▶ **WHAT NEEDS TO BE DONE**:
Set down the full listing exactly, character for character.

▶ **DATASET EXTRACT**:
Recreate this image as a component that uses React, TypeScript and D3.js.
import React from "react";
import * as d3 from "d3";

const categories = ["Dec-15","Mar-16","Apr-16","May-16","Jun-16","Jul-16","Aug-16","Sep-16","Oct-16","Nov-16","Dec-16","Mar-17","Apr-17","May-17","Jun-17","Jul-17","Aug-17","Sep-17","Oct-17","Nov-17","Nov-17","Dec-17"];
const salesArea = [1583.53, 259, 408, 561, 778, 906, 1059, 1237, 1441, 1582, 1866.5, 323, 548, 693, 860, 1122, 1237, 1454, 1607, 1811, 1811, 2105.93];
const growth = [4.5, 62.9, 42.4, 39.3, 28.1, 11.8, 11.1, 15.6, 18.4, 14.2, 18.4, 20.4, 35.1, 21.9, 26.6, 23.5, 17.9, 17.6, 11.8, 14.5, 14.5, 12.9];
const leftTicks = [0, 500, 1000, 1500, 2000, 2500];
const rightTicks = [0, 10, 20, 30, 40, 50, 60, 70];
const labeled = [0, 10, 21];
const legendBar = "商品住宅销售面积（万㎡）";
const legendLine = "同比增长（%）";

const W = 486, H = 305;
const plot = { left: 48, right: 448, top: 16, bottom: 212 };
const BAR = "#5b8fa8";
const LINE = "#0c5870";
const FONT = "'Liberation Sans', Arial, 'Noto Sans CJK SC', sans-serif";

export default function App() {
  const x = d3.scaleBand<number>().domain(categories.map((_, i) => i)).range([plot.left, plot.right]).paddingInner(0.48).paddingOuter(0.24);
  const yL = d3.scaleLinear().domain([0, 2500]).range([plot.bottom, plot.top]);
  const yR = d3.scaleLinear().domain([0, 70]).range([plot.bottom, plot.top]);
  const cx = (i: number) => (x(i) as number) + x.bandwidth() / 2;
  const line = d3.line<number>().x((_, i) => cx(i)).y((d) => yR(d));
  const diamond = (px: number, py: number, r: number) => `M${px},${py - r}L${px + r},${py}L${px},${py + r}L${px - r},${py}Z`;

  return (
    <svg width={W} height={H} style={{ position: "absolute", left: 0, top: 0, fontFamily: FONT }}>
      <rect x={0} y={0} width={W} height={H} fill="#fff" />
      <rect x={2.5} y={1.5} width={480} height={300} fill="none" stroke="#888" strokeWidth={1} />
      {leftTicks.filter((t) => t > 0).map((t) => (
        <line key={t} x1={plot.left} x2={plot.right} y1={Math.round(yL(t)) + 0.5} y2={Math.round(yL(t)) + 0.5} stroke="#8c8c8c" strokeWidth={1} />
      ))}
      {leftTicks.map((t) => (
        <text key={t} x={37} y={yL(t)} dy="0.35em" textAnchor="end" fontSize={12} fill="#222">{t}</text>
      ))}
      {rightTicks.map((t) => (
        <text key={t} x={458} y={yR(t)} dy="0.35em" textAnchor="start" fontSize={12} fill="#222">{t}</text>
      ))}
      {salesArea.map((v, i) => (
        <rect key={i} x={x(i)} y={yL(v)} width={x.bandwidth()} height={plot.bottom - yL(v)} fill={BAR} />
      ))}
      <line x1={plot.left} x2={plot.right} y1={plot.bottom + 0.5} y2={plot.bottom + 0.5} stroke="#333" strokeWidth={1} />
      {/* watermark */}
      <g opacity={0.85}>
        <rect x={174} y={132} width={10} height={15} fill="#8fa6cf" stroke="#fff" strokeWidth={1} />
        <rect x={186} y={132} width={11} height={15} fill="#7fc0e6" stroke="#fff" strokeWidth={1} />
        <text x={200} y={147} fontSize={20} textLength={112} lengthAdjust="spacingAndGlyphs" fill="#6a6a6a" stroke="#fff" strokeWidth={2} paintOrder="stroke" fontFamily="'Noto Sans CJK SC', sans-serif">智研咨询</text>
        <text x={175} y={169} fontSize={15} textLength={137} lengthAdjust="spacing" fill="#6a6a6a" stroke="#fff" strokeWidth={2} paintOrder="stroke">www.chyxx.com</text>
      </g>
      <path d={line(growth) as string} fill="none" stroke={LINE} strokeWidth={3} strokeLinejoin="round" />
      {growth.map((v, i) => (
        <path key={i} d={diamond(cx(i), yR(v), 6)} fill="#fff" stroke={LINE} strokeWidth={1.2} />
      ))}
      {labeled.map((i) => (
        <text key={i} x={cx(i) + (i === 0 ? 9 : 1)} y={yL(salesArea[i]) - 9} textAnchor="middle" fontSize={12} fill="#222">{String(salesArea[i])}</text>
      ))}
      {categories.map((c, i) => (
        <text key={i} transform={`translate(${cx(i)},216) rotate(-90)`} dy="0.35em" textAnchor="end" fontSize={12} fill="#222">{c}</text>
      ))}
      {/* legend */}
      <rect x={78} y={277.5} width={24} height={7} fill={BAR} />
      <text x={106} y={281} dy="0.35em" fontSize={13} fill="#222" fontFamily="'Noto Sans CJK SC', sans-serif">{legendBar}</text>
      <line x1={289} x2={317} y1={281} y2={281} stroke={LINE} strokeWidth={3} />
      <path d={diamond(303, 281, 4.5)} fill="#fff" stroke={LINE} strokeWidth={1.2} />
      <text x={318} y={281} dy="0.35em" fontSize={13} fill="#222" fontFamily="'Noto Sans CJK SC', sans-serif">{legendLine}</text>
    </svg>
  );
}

▶ **FINISHED TASK**:
Recreate this image as a component that uses React, TypeScript and D3.js.
import React from "react";
import * as d3 from "d3";

const categories = ["Dec-15","Mar-16","Apr-16","May-16","Jun-16","Jul-16","Aug-16","Sep-16","Oct-16","Nov-16","Dec-16","Mar-17","Apr-17","May-17","Jun-17","Jul-17","Aug-17","Sep-17","Oct-17","Nov-17","Nov-17","Dec-17"];
const salesArea = [1583.53, 259, 408, 561, 778, 906, 1059, 1237, 1441, 1582, 1866.5, 323, 548, 693, 860, 1122, 1237, 1454, 1607, 1811, 1811, 2105.93];
const growth = [4.5, 62.9, 42.4, 39.3, 28.1, 11.8, 11.1, 15.6, 18.4, 14.2, 18.4, 20.4, 35.1, 21.9, 26.6, 23.5, 17.9, 17.6, 11.8, 14.5, 14.5, 12.9];
const leftTicks = [0, 500, 1000, 1500, 2000, 2500];
const rightTicks = [0, 10, 20, 30, 40, 50, 60, 70];
const labeled = [0, 10, 21];
const legendBar = "商品住宅销售面积（万㎡）";
const legendLine = "同比增长（%）";

const W = 486, H = 305;
const plot = { left: 48, right: 448, top: 16, bottom: 212 };
const BAR = "#5b8fa8";
const LINE = "#0c5870";
const FONT = "'Liberation Sans', Arial, 'Noto Sans CJK SC', sans-serif";

export default function App() {
  const x = d3.scaleBand<number>().domain(categories.map((_, i) => i)).range([plot.left, plot.right]).paddingInner(0.48).paddingOuter(0.24);
  const yL = d3.scaleLinear().domain([0, 2500]).range([plot.bottom, plot.top]);
  const yR = d3.scaleLinear().domain([0, 70]).range([plot.bottom, plot.top]);
  const cx = (i: number) => (x(i) as number) + x.bandwidth() / 2;
  const line = d3.line<number>().x((_, i) => cx(i)).y((d) => yR(d));
  const diamond = (px: number, py: number, r: number) => `M${px},${py - r}L${px + r},${py}L${px},${py + r}L${px - r},${py}Z`;

  return (
    <svg width={W} height={H} style={{ position: "absolute", left: 0, top: 0, fontFamily: FONT }}>
      <rect x={0} y={0} width={W} height={H} fill="#fff" />
      <rect x={2.5} y={1.5} width={480} height={300} fill="none" stroke="#888" strokeWidth={1} />
      {leftTicks.filter((t) => t > 0).map((t) => (
        <line key={t} x1={plot.left} x2={plot.right} y1={Math.round(yL(t)) + 0.5} y2={Math.round(yL(t)) + 0.5} stroke="#8c8c8c" strokeWidth={1} />
      ))}
      {leftTicks.map((t) => (
        <text key={t} x={37} y={yL(t)} dy="0.35em" textAnchor="end" fontSize={12} fill="#222">{t}</text>
      ))}
      {rightTicks.map((t) => (
        <text key={t} x={458} y={yR(t)} dy="0.35em" textAnchor="start" fontSize={12} fill="#222">{t}</text>
      ))}
      {salesArea.map((v, i) => (
        <rect key={i} x={x(i)} y={yL(v)} width={x.bandwidth()} height={plot.bottom - yL(v)} fill={BAR} />
      ))}
      <line x1={plot.left} x2={plot.right} y1={plot.bottom + 0.5} y2={plot.bottom + 0.5} stroke="#333" strokeWidth={1} />
      {/* watermark */}
      <g opacity={0.85}>
        <rect x={174} y={132} width={10} height={15} fill="#8fa6cf" stroke="#fff" strokeWidth={1} />
        <rect x={186} y={132} width={11} height={15} fill="#7fc0e6" stroke="#fff" strokeWidth={1} />
        <text x={200} y={147} fontSize={20} textLength={112} lengthAdjust="spacingAndGlyphs" fill="#6a6a6a" stroke="#fff" strokeWidth={2} paintOrder="stroke" fontFamily="'Noto Sans CJK SC', sans-serif">智研咨询</text>
        <text x={175} y={169} fontSize={15} textLength={137} lengthAdjust="spacing" fill="#6a6a6a" stroke="#fff" strokeWidth={2} paintOrder="stroke">www.chyxx.com</text>
      </g>
      <path d={line(growth) as string} fill="none" stroke={LINE} strokeWidth={3} strokeLinejoin="round" />
      {growth.map((v, i) => (
        <path key={i} d={diamond(cx(i), yR(v), 6)} fill="#fff" stroke={LINE} strokeWidth={1.2} />
      ))}
      {labeled.map((i) => (
        <text key={i} x={cx(i) + (i === 0 ? 9 : 1)} y={yL(salesArea[i]) - 9} textAnchor="middle" fontSize={12} fill="#222">{String(salesArea[i])}</text>
      ))}
      {categories.map((c, i) => (
        <text key={i} transform={`translate(${cx(i)},216) rotate(-90)`} dy="0.35em" textAnchor="end" fontSize={12} fill="#222">{c}</text>
      ))}
      {/* legend */}
      <rect x={78} y={277.5} width={24} height={7} fill={BAR} />
      <text x={106} y={281} dy="0.35em" fontSize={13} fill="#222" fontFamily="'Noto Sans CJK SC', sans-serif">{legendBar}</text>
      <line x1={289} x2={317} y1={281} y2={281} stroke={LINE} strokeWidth={3} />
      <path d={diamond(303, 281, 4.5)} fill="#fff" stroke={LINE} strokeWidth={1.2} />
      <text x={318} y={281} dy="0.35em" fontSize={13} fill="#222" fontFamily="'Noto Sans CJK SC', sans-serif">{legendLine}</text>
    </svg>
  );
}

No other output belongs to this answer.